ObservationRecipe
When handling weather and climate data, it can be tedious and error-prone when setting up the observation for calibration with EnsembleKalmanProcesses
(or EKP
for short). As such, ClimaCalibrate provides recipes for setting up observations consisting of samples, noise covariances, names, and metadata.
How do I use this to set up observation for calibration with EKP?
All functions assume that any data preprocessing is done with ClimaAnalysis
.
Covariance Estimators
There are currently two covariance estimators, SeasonalDiagonalCovariance
and SVDplusDCovariance
, which are subtypes of AbstractCovarianceEstimator
. SeasonalDiagonalCovariance
approximates the observation noise covariance as a diagonal of variances across all the seasons for each observation, neglecting correlations between points. SVDplusDCovariance
additionally approximates the correlations between points from, often limited, time series observations.
Necessary data preprocessing
The OutputVar
s should represent time series data of summary statistics. For example, to compute seasonal averages of a OutputVar
, one can use ClimaAnalysis.average_season_across_time
, which will produce a OutputVar
that can be used with either SeasonalDiagonalCovariance
or SVDplusDCovariance
.
import ClimaAnalysis
obs_var = ClimaAnalysis.OutputVar(
"precip.mon.mean.nc",
"precip",
new_start_date = start_date,
shift_by = Dates.firstdayofmonth,
)
# -- preprocessing for units, times, grid, etc. --
seasonal_averages = ClimaAnalysis.average_season_across_time(obs_var)
Observation
After preprocessing the OutputVar
s so that they represent time series data of summary statistics, one can use set up an EKP.observation
as shown below.
import ClimaAnalysis
import EnsembleKalmanProcesses as EKP
import ClimaCalibrate
import ClimaCalibrate.ObservationRecipe
# Vars are OutputVars preprocessed to ensure consistent units, times,
# and grid as the diagonstics produced from the model.

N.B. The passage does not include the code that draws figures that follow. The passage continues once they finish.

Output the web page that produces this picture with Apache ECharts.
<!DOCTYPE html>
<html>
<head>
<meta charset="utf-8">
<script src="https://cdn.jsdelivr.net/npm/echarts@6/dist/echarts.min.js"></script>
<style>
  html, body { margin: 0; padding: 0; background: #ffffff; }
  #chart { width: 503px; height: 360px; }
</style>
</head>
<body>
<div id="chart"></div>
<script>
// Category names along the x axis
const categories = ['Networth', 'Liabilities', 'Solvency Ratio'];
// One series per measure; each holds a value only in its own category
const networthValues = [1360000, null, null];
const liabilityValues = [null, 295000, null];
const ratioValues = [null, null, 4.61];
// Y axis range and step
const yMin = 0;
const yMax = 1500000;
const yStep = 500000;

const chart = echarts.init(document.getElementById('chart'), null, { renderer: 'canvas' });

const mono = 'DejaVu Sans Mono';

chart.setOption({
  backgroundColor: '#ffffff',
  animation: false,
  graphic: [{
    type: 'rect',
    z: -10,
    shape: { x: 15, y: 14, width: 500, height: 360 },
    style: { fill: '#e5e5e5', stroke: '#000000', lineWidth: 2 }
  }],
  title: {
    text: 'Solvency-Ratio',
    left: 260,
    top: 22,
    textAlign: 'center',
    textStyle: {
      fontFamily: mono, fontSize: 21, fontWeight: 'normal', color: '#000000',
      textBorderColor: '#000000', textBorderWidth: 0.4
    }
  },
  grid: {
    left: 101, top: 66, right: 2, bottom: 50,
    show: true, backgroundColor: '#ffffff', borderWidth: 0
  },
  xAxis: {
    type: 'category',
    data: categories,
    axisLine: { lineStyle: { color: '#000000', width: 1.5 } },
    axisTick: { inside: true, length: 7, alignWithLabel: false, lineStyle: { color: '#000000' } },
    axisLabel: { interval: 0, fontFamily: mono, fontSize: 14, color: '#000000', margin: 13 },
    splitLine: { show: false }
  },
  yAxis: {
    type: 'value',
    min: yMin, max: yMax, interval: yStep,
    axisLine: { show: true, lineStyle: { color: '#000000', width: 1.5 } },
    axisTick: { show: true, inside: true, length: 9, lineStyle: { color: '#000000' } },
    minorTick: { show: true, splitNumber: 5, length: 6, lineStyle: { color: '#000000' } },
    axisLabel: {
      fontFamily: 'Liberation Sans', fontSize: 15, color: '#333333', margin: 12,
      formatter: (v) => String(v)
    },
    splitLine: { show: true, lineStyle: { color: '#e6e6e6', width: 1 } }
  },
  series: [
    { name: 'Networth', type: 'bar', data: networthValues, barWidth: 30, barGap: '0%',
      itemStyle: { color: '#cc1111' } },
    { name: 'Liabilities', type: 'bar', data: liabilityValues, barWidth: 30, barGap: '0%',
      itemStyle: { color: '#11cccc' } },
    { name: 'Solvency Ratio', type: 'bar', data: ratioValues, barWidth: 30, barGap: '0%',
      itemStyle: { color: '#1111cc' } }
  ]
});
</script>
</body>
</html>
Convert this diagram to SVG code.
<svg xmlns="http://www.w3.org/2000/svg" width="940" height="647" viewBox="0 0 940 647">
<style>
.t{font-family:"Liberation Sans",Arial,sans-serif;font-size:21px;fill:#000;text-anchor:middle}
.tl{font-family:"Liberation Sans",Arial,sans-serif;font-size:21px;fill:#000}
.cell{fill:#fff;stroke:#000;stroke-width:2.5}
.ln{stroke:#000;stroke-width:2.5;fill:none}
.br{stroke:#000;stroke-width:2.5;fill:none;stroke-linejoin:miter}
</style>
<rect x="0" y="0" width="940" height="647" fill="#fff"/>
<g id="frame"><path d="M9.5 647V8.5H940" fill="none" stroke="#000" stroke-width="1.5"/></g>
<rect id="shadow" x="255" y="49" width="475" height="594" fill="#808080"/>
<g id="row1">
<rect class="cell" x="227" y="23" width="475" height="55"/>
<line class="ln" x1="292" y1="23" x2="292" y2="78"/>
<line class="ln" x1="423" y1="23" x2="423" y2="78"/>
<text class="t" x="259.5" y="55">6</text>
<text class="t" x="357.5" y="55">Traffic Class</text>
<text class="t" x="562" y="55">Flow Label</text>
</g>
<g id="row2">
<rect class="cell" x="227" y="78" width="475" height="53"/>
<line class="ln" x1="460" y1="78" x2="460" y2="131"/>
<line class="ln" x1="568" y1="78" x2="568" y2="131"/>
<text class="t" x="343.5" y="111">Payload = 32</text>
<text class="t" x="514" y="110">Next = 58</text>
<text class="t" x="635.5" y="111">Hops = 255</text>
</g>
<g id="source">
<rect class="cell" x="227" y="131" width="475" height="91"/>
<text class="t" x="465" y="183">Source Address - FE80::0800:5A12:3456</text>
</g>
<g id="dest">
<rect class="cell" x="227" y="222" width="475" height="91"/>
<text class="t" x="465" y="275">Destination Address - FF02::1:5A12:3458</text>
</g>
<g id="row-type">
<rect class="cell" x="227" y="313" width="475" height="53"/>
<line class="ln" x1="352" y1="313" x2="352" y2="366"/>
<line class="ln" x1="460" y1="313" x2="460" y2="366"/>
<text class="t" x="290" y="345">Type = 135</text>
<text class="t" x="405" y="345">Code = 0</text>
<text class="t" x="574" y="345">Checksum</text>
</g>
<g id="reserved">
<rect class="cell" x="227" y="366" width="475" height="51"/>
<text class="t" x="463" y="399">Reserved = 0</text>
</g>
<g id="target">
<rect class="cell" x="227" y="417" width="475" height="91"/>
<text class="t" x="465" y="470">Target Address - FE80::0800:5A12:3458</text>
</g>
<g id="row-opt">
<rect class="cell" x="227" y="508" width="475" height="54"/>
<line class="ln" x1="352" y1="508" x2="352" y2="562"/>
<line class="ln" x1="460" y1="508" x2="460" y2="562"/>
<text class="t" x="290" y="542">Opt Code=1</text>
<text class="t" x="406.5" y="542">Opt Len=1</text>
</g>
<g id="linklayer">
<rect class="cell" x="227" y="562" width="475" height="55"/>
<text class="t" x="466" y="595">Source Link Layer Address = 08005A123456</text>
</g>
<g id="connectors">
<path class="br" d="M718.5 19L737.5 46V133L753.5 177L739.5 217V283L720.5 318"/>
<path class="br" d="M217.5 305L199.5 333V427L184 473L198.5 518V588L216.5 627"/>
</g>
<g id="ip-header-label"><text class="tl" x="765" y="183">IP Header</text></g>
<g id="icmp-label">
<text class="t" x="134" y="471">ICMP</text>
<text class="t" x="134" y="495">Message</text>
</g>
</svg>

# In this example, we want to calibrate with seasonal averages, so we use
# ClimaAnalysis.average_season_across_time
vars = ClimaAnalysis.average_season_across_time.(vars)

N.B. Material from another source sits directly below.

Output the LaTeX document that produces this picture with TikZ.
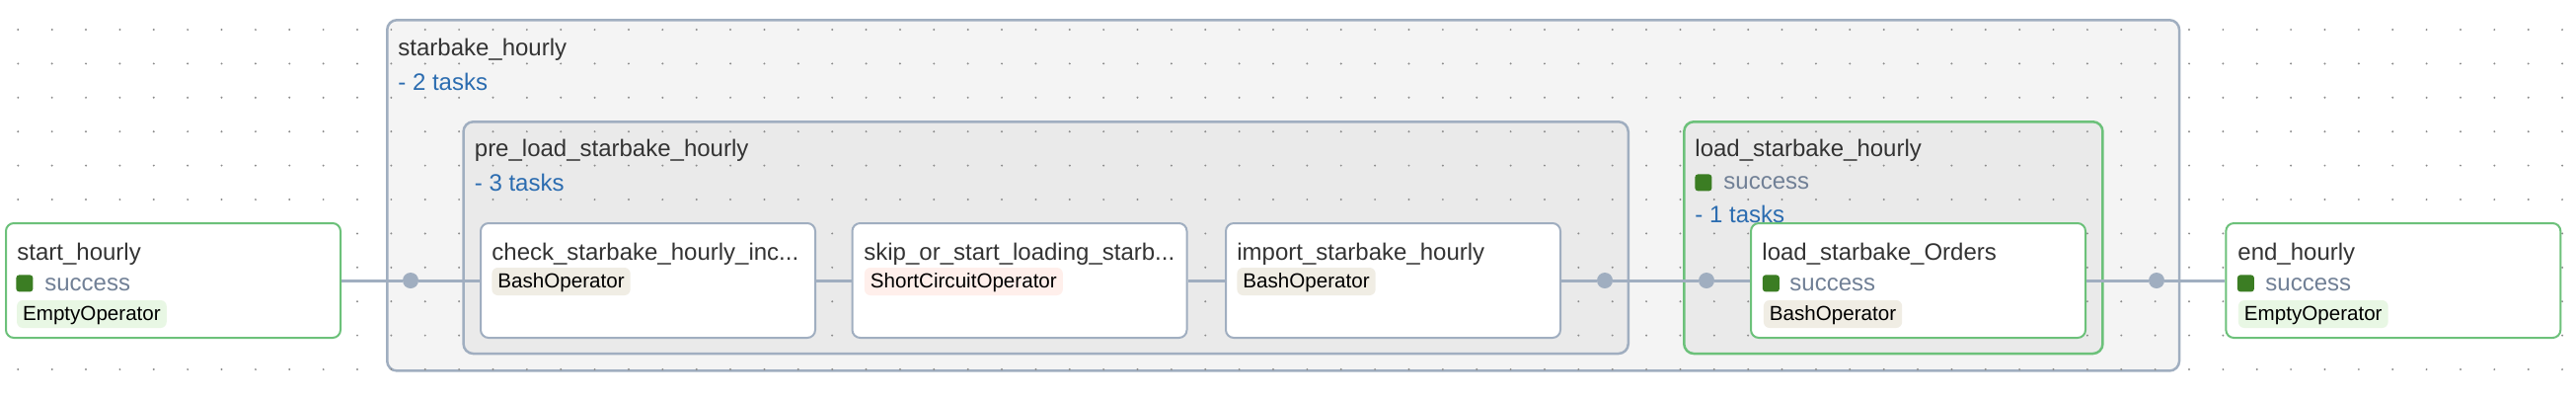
\documentclass[tikz,border=0pt]{standalone}
\usepackage{fontspec}
\setmainfont{Liberation Sans}
\definecolor{edgegray}{HTML}{A0AEC0}
\definecolor{okgreen}{HTML}{6CC17A}
\definecolor{okfill}{HTML}{3B7D23}
\definecolor{oktext}{HTML}{718096}
\definecolor{taskblue}{HTML}{2B6CB0}
\definecolor{titlegray}{HTML}{333333}
\definecolor{outerfill}{HTML}{F4F4F4}
\definecolor{innerfill}{HTML}{EAEAEA}
\definecolor{emptyop}{HTML}{E8F7E4}
\definecolor{bashop}{HTML}{F0EDE4}
\definecolor{shortop}{HTML}{FFEFEB}
\definecolor{griddot}{HTML}{8C8C8C}
\tikzset{
  group/.style={draw=edgegray,line width=1.25pt,rounded corners=5pt,inner sep=0pt},
  task/.style={draw=edgegray,fill=white,line width=1pt,rounded corners=4pt,inner sep=0pt,
    minimum width=169.5pt,minimum height=58pt},
  done/.style={draw=okgreen},
  title/.style={anchor=base west,inner sep=0pt,text=titlegray,font=\fontsize{12}{14}\selectfont},
  state/.style={anchor=base west,inner sep=0pt,text=oktext,font=\fontsize{12}{14}\selectfont},
  ntasks/.style={anchor=base west,inner sep=0pt,text=taskblue,font=\fontsize{12}{14}\selectfont},
  badge/.style={anchor=base west,inner xsep=3pt,inner ysep=0pt,text height=10pt,text depth=4pt,
    rounded corners=3pt,text=black,font=\fontsize{10.3}{12}\selectfont},
  okbox/.style={anchor=north west,fill=okfill,rounded corners=1.5pt,minimum size=8.5pt,inner sep=0pt},
  joint/.style={circle,fill=edgegray,minimum size=8pt,inner sep=0pt}
}

\begin{document}
\begin{tikzpicture}[x=0.5pt,y=-0.5pt]
\useasboundingbox[fill=white] (0,0) rectangle (2610,404);
% task groups
\node[group,fill=outerfill,minimum width=907.9pt,minimum height=177.6pt] (starbake) at (1300.15,197.85) {};
\node[group,fill=innerfill,minimum width=590.1pt,minimum height=117.4pt] (preload) at (1059.65,240.65) {};
\node[group,done,fill=innerfill,minimum width=212.1pt,minimum height=117.4pt] (loadgrp) at (1918.35,240.65) {};
% background dots
\foreach \i in {0,...,75}
  \foreach \j in {0,...,10}
    \fill[griddot] (18.3+34.37*\i,30+34.4*\j) circle (0.55pt);
\node[title] (starbake-t) at (403,56) {starbake\_hourly};
\node[ntasks] (starbake-n) at (403,91) {- 2 tasks};
\node[title] (preload-t) at (480.5,158) {pre\_load\_starbake\_hourly};
\node[ntasks] (preload-n) at (480.5,193) {- 3 tasks};
\node[title] (loadgrp-t) at (1717,158) {load\_starbake\_hourly};
\node[okbox] (loadgrp-s) at (1717,176) {};
\node[state] (loadgrp-st) at (1746,191) {success};
\node[ntasks] (loadgrp-n) at (1717,225) {- 1 tasks};
% tasks
\node[task,done] (start) at (175.5,284) {};
\node[task] (check) at (656.5,284) {};
\node[task] (skip) at (1033,284) {};
\node[task] (import) at (1411.5,284) {};
\node[task,done] (loadorders) at (1943.5,284) {};
\node[task,done] (end) at (2424.8,284) {};
\node[title] (start-t) at (17,263) {start\_hourly};
\node[okbox] (start-s) at (16,278) {};
\node[state] (start-st) at (45,294) {success};
\node[badge,fill=emptyop] (start-b) at (16.7,324) {EmptyOperator};
\node[title] (check-t) at (498,263) {check\_starbake\_hourly\_inc...};
\node[badge,fill=bashop] (check-b) at (498,291) {BashOperator};
\node[title] (skip-t) at (875,263) {skip\_or\_start\_loading\_starb...};
\node[badge,fill=shortop] (skip-b) at (875.5,291) {ShortCircuitOperator};
\node[title] (import-t) at (1253,263) {import\_starbake\_hourly};
\node[badge,fill=bashop] (import-b) at (1253,291) {BashOperator};
\node[title] (loadorders-t) at (1785,263) {load\_starbake\_Orders};
\node[okbox] (loadorders-s) at (1785.5,278) {};
\node[state] (loadorders-st) at (1813,294) {success};
\node[badge,fill=bashop] (loadorders-b) at (1786.5,324) {BashOperator};
\node[title] (end-t) at (2267,263) {end\_hourly};
\node[okbox] (end-s) at (2266.5,278) {};
\node[state] (end-st) at (2295,294) {success};
\node[badge,fill=emptyop] (end-b) at (2267.5,324) {EmptyOperator};
% group joints
\node[joint] (j1) at (416,284) {};
\node[joint] (j2) at (1626,284) {};
\node[joint] (j3) at (1729,284) {};
\node[joint] (j4) at (2185,284) {};
\begin{scope}[every edge/.style={draw=edgegray,line width=1.5pt}]
    \path (start) edge (j1);
    \path (j1) edge (check);
    \path (check) edge (skip);
    \path (skip) edge (import);
    \path (import) edge (j2);
    \path (j2) edge (j3);
    \path (j3) edge (loadorders);
    \path (loadorders) edge (j4);
    \path (j4) edge (end);
\end{scope}
\end{tikzpicture}
\end{document}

# We want the covariance matrix to be Float32, so we change it here.
vars = ObservationRecipe.change_data_type.(vars, Float32)
# We choose SVDplusDCovariance. We need to supply the start and end dates of
# the samples with `sample_date_ranges`. To do this, we can use the function
# below. In this example, the dates in `vars` are all the same. For debugging,
# it is helpful to use `ClimaAnalysis.dates(var)`.
sample_date_ranges =
ObservationRecipe.seasonally_aligned_yearly_sample_date_ranges(first(vars))

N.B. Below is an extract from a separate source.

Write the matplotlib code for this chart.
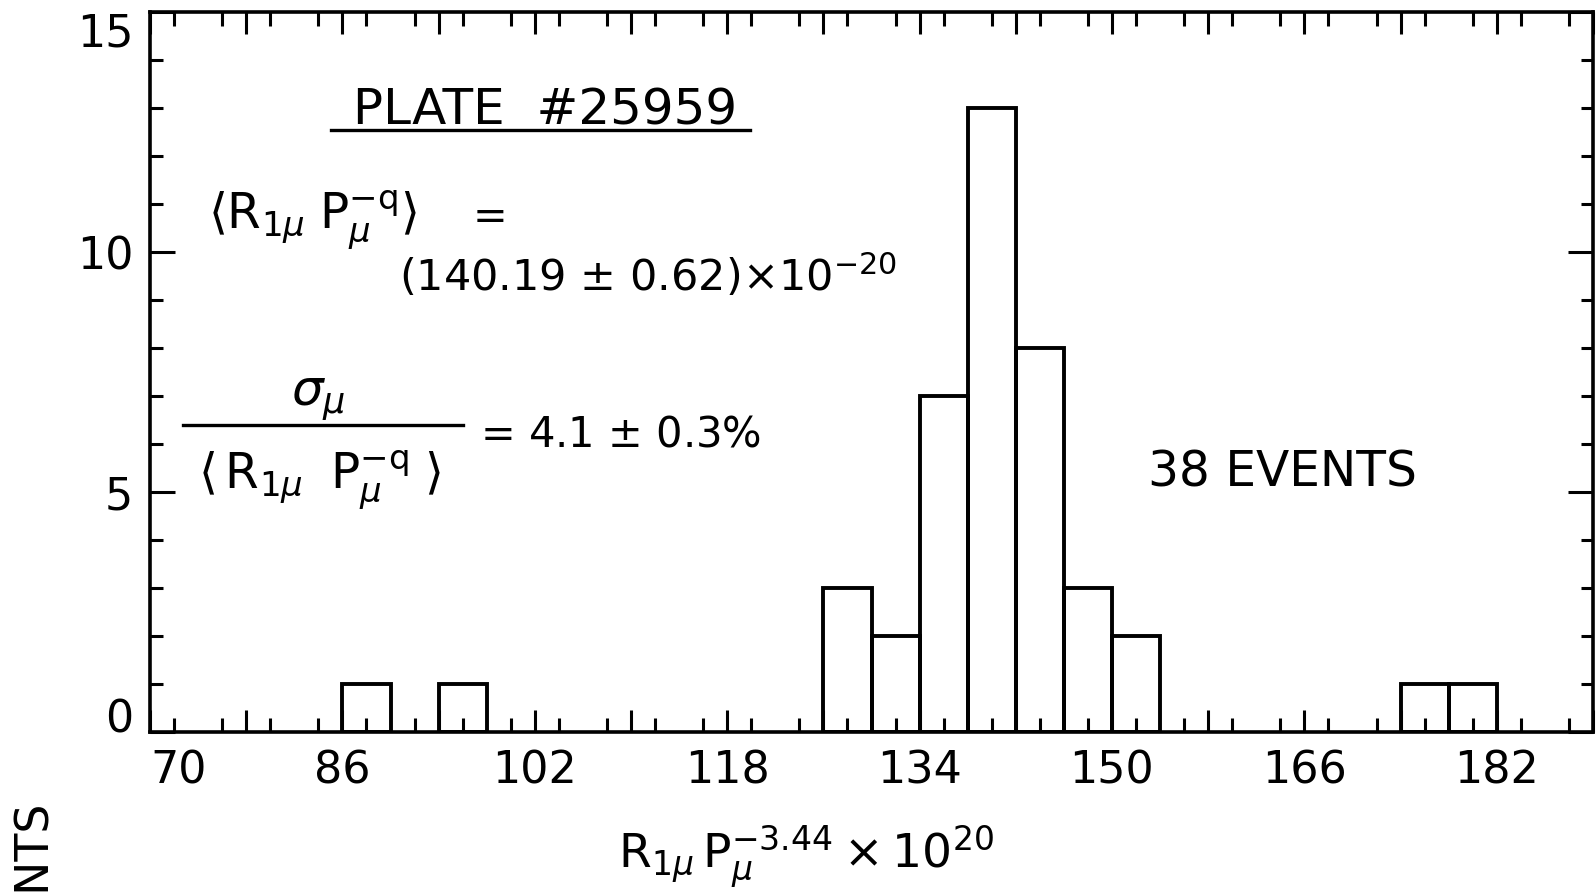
import matplotlib
matplotlib.use("Agg")
import matplotlib.pyplot as plt
from matplotlib.lines import Line2D
from matplotlib.ticker import MultipleLocator
import numpy as np

plt.rcParams['font.family'] = ['DejaVu Sans']
plt.rcParams['mathtext.fontset'] = 'dejavusans'

# ---- data ----
bin_left = [86, 94, 126, 130, 134, 138, 142, 146, 150, 174, 178]
counts = [1, 1, 3, 2, 7, 13, 8, 3, 2, 1, 1]
bin_width = 4
xtick_values = [70, 86, 102, 118, 134, 150, 166, 182]
xtick_labels = ["70", "86", "102", "118", "134", "150", "166", "182"]
ytick_values = [0, 5, 10, 15]
ytick_labels = ["0", "5", "10", "15"]

W, H = 1596, 895
fig = plt.figure(figsize=(W / 100, H / 100), dpi=100)
L, R, T, B = 150, 1593, 13, 733
ax = fig.add_axes([L / W, (H - B) / H, (R - L) / W, (B - T) / H])

ax.bar(bin_left, counts, width=bin_width, align='edge', fill=False,
       edgecolor='black', linewidth=2.8)

ax.set_xlim(70, 190.0)
ax.set_ylim(0, 15)

for s in ax.spines.values():
    s.set_linewidth(2.6)

major_x = list(np.arange(70, 191, 8))
ax.set_xticks(major_x)
ax.set_xticklabels([xtick_labels[xtick_values.index(v)] if v in xtick_values else "" for v in major_x])
ax.xaxis.set_minor_locator(MultipleLocator(4))
ax.set_yticks(ytick_values)
ax.set_yticklabels(ytick_labels)
ax.yaxis.set_minor_locator(MultipleLocator(1))

ax.tick_params(axis='x', which='major', direction='in', length=16, width=2.2,
               top=True, bottom=True, labelsize=32, pad=12)
ax.tick_params(axis='x', which='minor', direction='in', length=10, width=2.2,
               top=True, bottom=True)
ax.tick_params(axis='y', which='major', direction='in', length=18, width=2.2,
               left=True, right=True, labelsize=32, pad=12)
ax.tick_params(axis='y', which='minor', direction='in', length=9, width=2.2,
               left=True, right=True)
ax.get_xticklabels()[0].set_ha('left')
ylabs = ax.get_yticklabels()
ylabs[0].set_va('baseline')
ylabs[-1].set_va('top')


def fx(px):
    return (px - L) / (R - L)


def fy(py):
    return (B - py) / (B - T)


tr = ax.transAxes

# Title with underline
ax.text(fx(545), fy(125), "PLATE  #25959", transform=tr, ha='center', va='baseline', fontsize=36)
ax.add_line(Line2D([fx(331), fx(750)], [fy(131), fy(131)], transform=tr, color='black', lw=2.4))

# mean expression
ax.text(fx(208), fy(229), r"$\langle\mathrm{R}_{1\mu}\;\mathrm{P}_{\mu}^{-\mathrm{q}}\rangle$",
        transform=tr, ha='left', va='baseline', fontsize=35)
ax.text(fx(473), fy(229), "=", transform=tr, ha='left', va='baseline', fontsize=30)
ax.text(fx(399), fy(291), r"(140.19 $\pm$ 0.62)$\times$10$^{-20}$",
        transform=tr, ha='left', va='baseline', fontsize=31)

# fraction
ax.text(fx(318), fy(406), r"$\sigma_{\mu}$", transform=tr, ha='center', va='baseline', fontsize=36)
ax.add_line(Line2D([fx(183), fx(463)], [fy(426), fy(426)], transform=tr, color='black', lw=2.4))
ax.text(fx(198), fy(490), r"$\langle\,\mathrm{R}_{1\mu}\;\;\mathrm{P}_{\mu}^{-\mathrm{q}}\;\rangle$",
        transform=tr, ha='left', va='baseline', fontsize=35)
ax.text(fx(480), fy(447), r"= 4.1 $\pm$ 0.3%", transform=tr, ha='left', va='baseline', fontsize=30)

# events
ax.text(fx(1283), fy(487), "38 EVENTS", transform=tr, ha='center', va='baseline', fontsize=35)

# x label
fig.text(806 / W, 1 - 868 / H, r"$\mathrm{R}_{1\mu}\,\mathrm{P}_{\mu}^{-3.44}\times10^{20}$",
         ha='center', va='baseline', fontsize=34)

# y label (cut off at the bottom, as in the reference)
fig.text(37 / W, 1 - 804 / H, "NUMBER OF EVENTS", rotation=90, ha='center', va='top', fontsize=33)

fig.savefig("out.png", dpi=100)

covar_estimator = SVDplusDCovariance(
sample_date_ranges,
model_error_scale = Float32(0.05),
regularization = Float32(1e-6),
)
# Finally, we form the observation
start_date = sample_date_ranges[1][1]
end_date = sample_date_ranges[1][2]
obs = ObservationRecipe.observation(
covar_estimator,
vars,
start_date = start_date,
end_date = end_date,
)
Frequently asked questions
Q: I need to compute g_ensemble
and I do not know how the data of the OutputVar
s is flattened.
A: When forming the sample, the data in a OutputVar
is flattened using ClimaAnalysis.flatten
. See ClimaAnalysis.flatten
in the ClimaAnalysis documentation for more information. The order of the variables in the observation is the same as the order of the OutputVar
s when creating the EKP.Observation
using ObservationRecipe.observation
.
Q: How do I handle NaN
s in the OutputVar
s so that there are no NaN
s in the sample and covariance matrix?
A: NaN
s should be handled when preprocessing the data. In some cases, there will be NaN
s in the data (e.g. calibrating with data that is valid only over land). In these cases, the functions for making observations will automatically remove NaN
s from the data. It is important to ensure that across the time slices, the NaN
s appear in the same coordinates of the non-temporal dimensions. For example, if the quantity is defined over the dimensions longitude, latitude, and time, then any slice of the data at a particular longitude and latitude should either only contain NaN
s or no NaN
s at all.
Q: How is the name of the observation determined?
A: The name of the observation is determined by the short name in the attributes of the OutputVar
. If there are multiple OutputVar
s, then the name is all the short names separated by semicolons. If no short name is found, then the name will be nothing
.
Q: What is regularization
and model_error_scale
when making a covariance matrix?
A: The model error scale and regularization terms are used to inflate the diagonal of the observation covariance matrix to reflect estimates of measurement error. You can add a fixed percentage inflation of the noise due to the model error to the covariance matrix with the model_error_scale
keyword argument. Additionally, to prevent very small variance along the diagonal of the covariance matrix, you can add a regularization with the regularization
keyword argument.